2016 International Conference on Parallel Architecture and Compilation Techniques (PACT) (2016)
Sept. 11, 2016 to Sept. 15, 2016
Zhen Jia , Institute of Computing Technology, Chinese Academy of Sciences, China
Chao Xue , IBM Research-China
Guancheng Chen , IBM Research-China
Jianfeng Zhan , Institute of Computing Technology, Chinese Academy of Sciences, China
Lixin Zhang , Institute of Computing Technology, Chinese Academy of Sciences, China
Yonghua Lin , IBM Research-China
Peter Hofstee , IBM Research-Austin, United States
Much research work devotes to tuning big data analytics in modern data centers, since even a small percentage of performance improvement immediately translates to huge cost savings because of the large scale. Simultaneous multithreading (SMT) receives great interest from data center communities, as it has the potential to boost performance of big data analytics by increasing the processor resources utilization. For example, the emerging processor architectures like POWER8 support up to 8-way multithreading. However, as different big data workloads have disparate architectural characteristics, how to identify the most efficient SMT configuration to achieve the best performance is challenging in terms of both complex application behaviors and processor architectures.
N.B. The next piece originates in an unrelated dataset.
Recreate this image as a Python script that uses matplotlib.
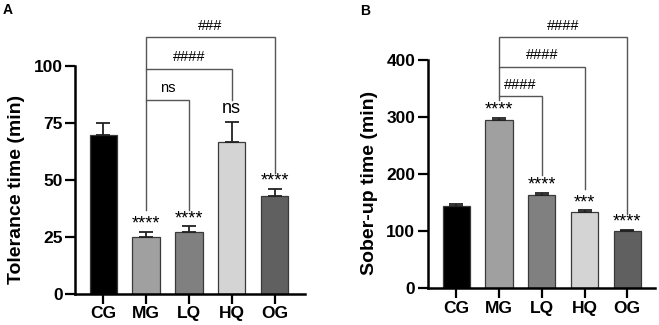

In this paper, we specifically focus on auto-tuning SMT configuration for Spark-based big data workloads on POWER8. However, our methodology could be generalized and extended to other programming software stacks and other architectures. We propose a prediction-based dynamic SMT threading (PBDST) framework to adjust the thread count in SMT cores on POWER8 processors by using versatile machine learning algorithms. Its innovation lies in adopting online SMT configuration predictions derived from microarchitecture level profiling, to regulate the thread counts that could achieve nearly optimal performance. Moreover it is implemented at Spark software stack layer and transparent to user applications. After evaluating a large set of machine learning algorithms, we choose the most efficient ones to perform online predictions. The experimental results demonstrate that our approach can achieve up to 56.3% performance improvement and an average performance gain of 16.2% in comparison with the default configuration—the maximum SMT configuration—SMT8 on our system.
Sparks, Big data, Hardware, Training, Machine learning algorithms, Instruction sets
Z. Jia et al., "Auto-tuning Spark big data workloads on POWER8: Prediction-based dynamic SMT threading," 2016 International Conference on Parallel Architecture and Compilation Techniques (PACT), Haifa, Israel, 2016, pp. 387-400.